Fabrication of OMT-Coupled Kinetic Inductance Detector for CMB Detection

• Published in: Journal of low temperature physics Vol. 199; no. 1-2; pp. 362 - 368
• Main Authors: Tang, Q. Y., Barry, P. S., Cecil, T. W., Shirokoff, E.
• Format: Journal Article
• Language: English
• Published: New York Springer US 01.04.2020; Springer Nature B.V; Springer
• Subjects: Aluminum; Arrays; Big Bang theory; Characterization and Evaluation of Materials; Condensed Matter Physics; Cosmic microwave background; Cosmology; Detectors; fabrication; Frequencies; Inductance; kinetic inductance detector; Low temperature physics; Magnetic Materials; Magnetism; Microstrip transmission lines; Multiplexing; Niobium; Noise sensitivity; OTHER INSTRUMENTATION; Physics; Physics and Astronomy; Prototypes; Sensors; Silicon; Substrates; Fabrication; Kinetic inductance detector; Cosmic microwave background
• ISSN: 0022-2291; 1573-7357
• DOI: 10.1007/s10909-020-02341-5

Future cosmic microwave background (CMB) experiments, including the large scale ground-based Stage Four CMB Experiment (CMB-S4), satellites, and balloons, aim to map the CMB to an unprecedented precision in order to answer several key questions in cosmology.
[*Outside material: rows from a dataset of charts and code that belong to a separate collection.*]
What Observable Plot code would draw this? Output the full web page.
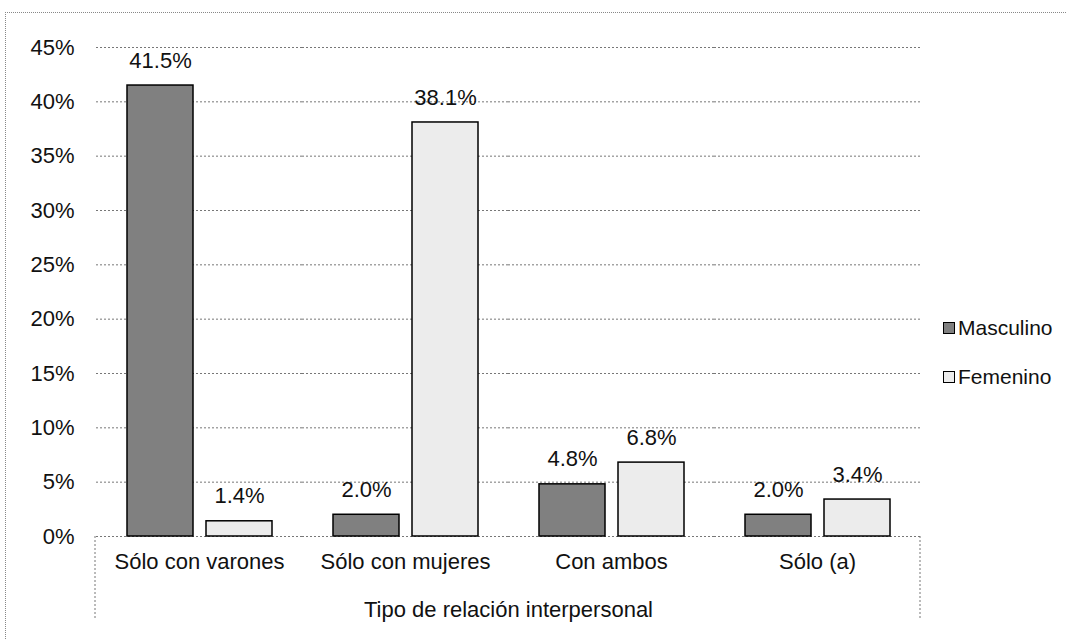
<!DOCTYPE html>
<html>
<head>
<meta charset="utf-8">
<script src="https://cdn.jsdelivr.net/npm/d3@7"></script>
<script src="https://cdn.jsdelivr.net/npm/@observablehq/plot@0.6"></script>
<style>
  html, body { margin: 0; padding: 0; background: #fff; }
  #wrap { position: relative; width: 1070px; height: 640px; font-family: "Liberation Sans", Arial, sans-serif; }
  #frame { position: absolute; left: 5px; top: 12px; width: 1060px; height: 628px; border-top: 1px dotted #888; border-left: 1px dotted #888; pointer-events: none; }
  #legend { position: absolute; left: 943px; top: 314px; font-size: 21px; color: #111; }
  .item { display: flex; align-items: center; height: 28px; margin-bottom: 21px; }
  .sw { width: 10px; height: 10px; border: 1px solid #000; margin-right: 3px; }
</style>
</head>
<body>
<div id="wrap"><div id="chart"></div><div id="frame"></div><div id="legend"></div></div>
<script>
const categories = ["Sólo con varones", "Sólo con mujeres", "Con ambos", "Sólo (a)"];
const series = ["Masculino", "Femenino"];
const masculino = [41.5, 2.0, 4.8, 2.0];
const femenino = [1.4, 38.1, 6.8, 3.4];
const yTicks = [0, 5, 10, 15, 20, 25, 30, 35, 40, 45];
const colors = {"Masculino": "#808080", "Femenino": "#ececec"};

const data = [];
categories.forEach((c, i) => {
  data.push({cat: c, sex: "Masculino", v: masculino[i]});
  data.push({cat: c, sex: "Femenino", v: femenino[i]});
});

const W = 1070, H = 640, mL = 95, mR = 150, mT = 47, mB = 104;
const FS = 22;

const chart = Plot.plot({
  width: W, height: H,
  marginLeft: mL, marginRight: mR, marginTop: mT, marginBottom: mB,
  style: {fontFamily: "'Liberation Sans', Arial, sans-serif", fontSize: FS + "px", color: "#111", background: "#fff"},
  fx: {domain: categories, padding: 0},
  x: {domain: series, paddingInner: 0.165, paddingOuter: 0.386, axis: null},
  y: {domain: [0, 45]},
  marks: [
    Plot.ruleY(yTicks, {stroke: "#777", strokeDasharray: "2,2", strokeWidth: 1}),
    Plot.barY(data, {fx: "cat", x: "sex", y: "v", fill: d => colors[d.sex], stroke: "#000", strokeWidth: 1.5}),
    Plot.text(data, {fx: "cat", x: "sex", y: "v", text: d => d.v.toFixed(1) + "%", dy: -25, fontSize: FS, fill: "#111"}),
    Plot.axisY(yTicks, {tickSize: 0, tickPadding: 22, tickFormat: d => d + "%", fontSize: FS, label: null}),
    Plot.axisFx({anchor: "bottom", tickSize: 0, tickPadding: 17, fontSize: FS, label: "Tipo de relación interpersonal", labelAnchor: "center", labelOffset: 80})
  ]
});
document.getElementById("chart").appendChild(chart);

// axis box lines
const svg = d3.select(chart);
[mL, W - mR].forEach(x => {
  svg.append("line").attr("x1", x).attr("x2", x).attr("y1", H - mB).attr("y2", H - 20)
    .attr("stroke", "#777").attr("stroke-dasharray", "2,2");
});

const leg = document.getElementById("legend");
series.forEach(s => {
  const it = document.createElement("div"); it.className = "item";
  const sw = document.createElement("div"); sw.className = "sw"; sw.style.background = colors[s];
  const t = document.createElement("span"); t.textContent = s;
  it.appendChild(sw); it.appendChild(t); leg.appendChild(it);
});
</script>
</body>
</html>
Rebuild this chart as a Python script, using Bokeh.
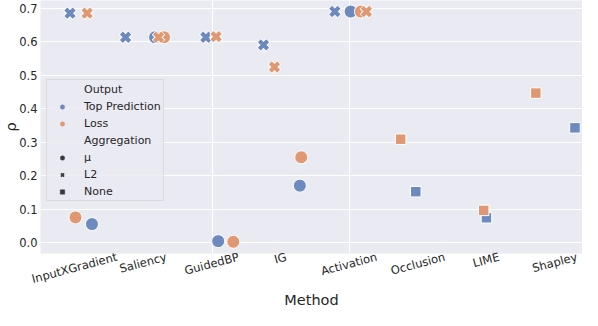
import math
from bokeh.plotting import figure
from bokeh.models import (Range1d, FixedTicker, NumeralTickFormatter, Legend, LegendItem,
                          ColumnDataSource)
from bokeh.embed import file_html
from bokeh.resources import INLINE

methods = ["InputXGradient", "Saliency", "GuidedBP", "IG", "Activation", "Occlusion", "LIME", "Shapley"]
outputs = ["Top Prediction", "Loss"]
aggregations = ["μ", "L2", "None"]

# rho per method (None = not available)
top_mu    = [0.055, 0.614, 0.004, 0.170, 0.691, None, None, None]
top_l2    = [0.686, 0.614, 0.614, 0.591, 0.691, None, None, None]
top_none  = [None, None, None, None, None, 0.152, 0.074, 0.343]
loss_mu   = [0.075, 0.614, 0.002, 0.255, 0.691, None, None, None]
loss_l2   = [0.686, 0.614, 0.616, 0.525, 0.691, None, None, None]
loss_none = [None, None, None, None, None, 0.309, 0.096, 0.447]

# horizontal jitter of each point (fraction of a category width)
top_mu_jit    = [0.25, 0.17, 0.09, 0.28, 0.02, None, None, None]
top_l2_jit    = [-0.07, -0.26, -0.09, -0.25, -0.21, None, None, None]
top_none_jit  = [None, None, None, None, None, -0.03, 0.00, 0.29]
loss_mu_jit   = [0.01, 0.30, 0.31, 0.30, 0.17, None, None, None]
loss_l2_jit   = [0.18, 0.22, 0.06, -0.09, 0.25, None, None, None]
loss_none_jit = [None, None, None, None, None, -0.25, -0.04, -0.28]

y_ticks = [0.0, 0.1, 0.2, 0.3, 0.4, 0.5, 0.6, 0.7]

BLUE = "#6C8ABD"
ORANGE = "#E09872"
DARK = "#3A3A3C"
BG = "#EAEAF2"
TXT = "#262626"
NAN = float("nan")
ROT = math.radians(15)
TICK_PX = 11.5

# DejaVu Sans advance widths (units per 2048 em) used to centre the rotated labels
_ADV = {"A": 1401, "B": 1405, "E": 1294, "G": 1589, "I": 604, "L": 1141, "M": 1767, "O": 1612,
        "P": 1235, "S": 1300, "X": 1403, "a": 1255, "c": 1126, "d": 1300, "e": 1260, "h": 1298,
        "i": 569, "l": 569, "n": 1298, "o": 1253, "p": 1300, "r": 842, "t": 803, "u": 1298,
        "v": 1212, "y": 1212}


def text_w(s, px):
    return sum(_ADV.get(c, 1250) for c in s) / 2048.0 * px


def src(vals, jit):
    xs, ys = [], []
    for i, (v, j) in enumerate(zip(vals, jit)):
        if v is not None:
            xs.append(i + j)
            ys.append(v)
    return ColumnDataSource(dict(x=xs, y=ys))


X0, X1 = -0.5, 7.4
p = figure(width=582, height=310, output_backend="svg", toolbar_location=None,
           x_range=Range1d(X0, X1), y_range=Range1d(-0.033, 0.724),
           min_border_left=0, min_border_right=0, min_border_top=0, min_border_bottom=0)
p.background_fill_color = BG
p.border_fill_color = "white"
p.outline_line_color = None

# draw series
series = [
    (top_mu, top_mu_jit, BLUE, "circle"),
    (top_l2, top_l2_jit, BLUE, "x"),
    (top_none, top_none_jit, BLUE, "square"),
    (loss_mu, loss_mu_jit, ORANGE, "circle"),
    (loss_l2, loss_l2_jit, ORANGE, "x"),
    (loss_none, loss_none_jit, ORANGE, "square"),
]
for vals, jit, col, mk in series:
    s = src(vals, jit)
    if mk == "circle":
        p.scatter("x", "y", source=s, marker="circle", size=13, fill_color=col,
                  line_color="white", line_width=1)
    elif mk == "square":
        p.scatter("x", "y", source=s, marker="square", size=10.5, fill_color=col,
                  line_color="white", line_width=1)
    else:
        p.scatter("x", "y", source=s, marker="x", size=13, line_color="white", line_width=6.2)
        p.scatter("x", "y", source=s, marker="x", size=11.8, line_color=col, line_width=4.2)

# x axis: Bokeh right-aligns rotated tick labels at the tick, so each label's tick is
# moved right by half the label's rotated width to centre the text on its category.
px_per_unit = 68.75
tick_pos = [i + (text_w(m, TICK_PX) * math.cos(ROT) / 2 - 0.3) / px_per_unit
            for i, m in enumerate(methods)]
p.xaxis.ticker = FixedTicker(ticks=tick_pos)
p.xaxis.major_label_overrides = {t: m for t, m in zip(tick_pos, methods)}
p.xaxis.major_label_orientation = ROT
p.yaxis.ticker = FixedTicker(ticks=y_ticks)
p.yaxis.formatter = NumeralTickFormatter(format="0.0")
p.xgrid.ticker = FixedTicker(ticks=[2, 4])
p.ygrid.ticker = FixedTicker(ticks=y_ticks)
for g in (p.xgrid, p.ygrid):
    g.grid_line_color = "white"
    g.grid_line_width = 1
for ax in (p.xaxis, p.yaxis):
    ax.axis_line_color = None
    ax.major_tick_line_color = None
    ax.minor_tick_line_color = None
    ax.major_tick_out = 0
    ax.major_tick_in = 0
    ax.minor_tick_out = 0
    ax.minor_tick_in = 0
    ax.major_label_text_font = "DejaVu Sans"
    ax.major_label_text_font_size = f"{TICK_PX}px"
    ax.major_label_text_color = TXT
    ax.major_label_standoff = 3
    ax.axis_label_text_font = "DejaVu Sans"
    ax.axis_label_text_font_size = "14.5px"
    ax.axis_label_text_font_style = "normal"
    ax.axis_label_text_color = TXT
    ax.axis_label_standoff = 0
p.yaxis.axis_label_standoff = -3
p.xaxis.axis_label_standoff = -4
p.xaxis.axis_label = "Method"
p.yaxis.axis_label = "ρ"

# legend (glyph-only renderers, nothing drawn in the plot area)
def dummy(**kw):
    return p.scatter(x=[NAN], y=[NAN], **kw)

hdr1 = dummy(marker="circle", fill_alpha=0, line_alpha=0)
r_top = dummy(marker="circle", fill_color=BLUE, line_color=BLUE, line_width=0.5)
r_loss = dummy(marker="circle", fill_color=ORANGE, line_color=ORANGE, line_width=0.5)
hdr2 = dummy(marker="circle", fill_alpha=0, line_alpha=0)
r_mu = dummy(marker="circle", fill_color=DARK, line_color=DARK, line_width=0.5)
r_l2 = dummy(marker="x", line_color=DARK, line_width=1.8)
r_none = dummy(marker="square", fill_color=DARK, line_color=DARK, line_width=0.5)

items = [
    LegendItem(label="Output", renderers=[hdr1]),
    LegendItem(label=outputs[0], renderers=[r_top]),
    LegendItem(label=outputs[1], renderers=[r_loss]),
    LegendItem(label="Aggregation", renderers=[hdr2]),
    LegendItem(label=aggregations[0], renderers=[r_mu]),
    LegendItem(label=aggregations[1], renderers=[r_l2]),
    LegendItem(label=aggregations[2], renderers=[r_none]),
]
legend = Legend(items=items, location=(6, 52))
legend.label_text_font = "DejaVu Sans"
legend.label_text_font_size = "11px"
legend.label_text_color = TXT
legend.glyph_height = 11
legend.glyph_width = 26
legend.label_height = 14
legend.label_standoff = 9
legend.spacing = 3
legend.padding = 2
legend.margin = 0
legend.background_fill_color = BG
legend.background_fill_alpha = 0.8
legend.border_line_color = "#CCCCCC"
legend.border_line_width = 1
p.add_layout(legend, "center")

open("out.html", "w").write(file_html(p, INLINE))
However, to reach the target noise sensitivity, more than 100,000 detectors will be needed. Arrays of kinetic inductance detectors (KIDs) are a promising alternative for experiments that require large number of detectors due to the intrinsic multiplexing capabilities. We present the fabrication procedure for a prototype planar orthomode transducer (OMT)-coupled multi-color KID array optimized for 220/270 GHz frequency bands. These devices are made from silicon-on-insulator wafers to provide a low-loss substrate for the KIDs. The OMT couples the two polarizations of light from a wide-band feedhorn to separate Nb/SiN/Nb microstrip lines, which are then coupled to Al/Nb lumped-element KIDs (LEKIDs). The silicon on the backside of the OMT is etched away using deep reactive ion etch to release the OMT membrane to enable operation over a wide bandwidth. Finally, the buried oxide is removed underneath the KID capacitors in order to minimize two-level system noise and loss mitigation. We achieved a good yield (> 80%) on our prototype devices.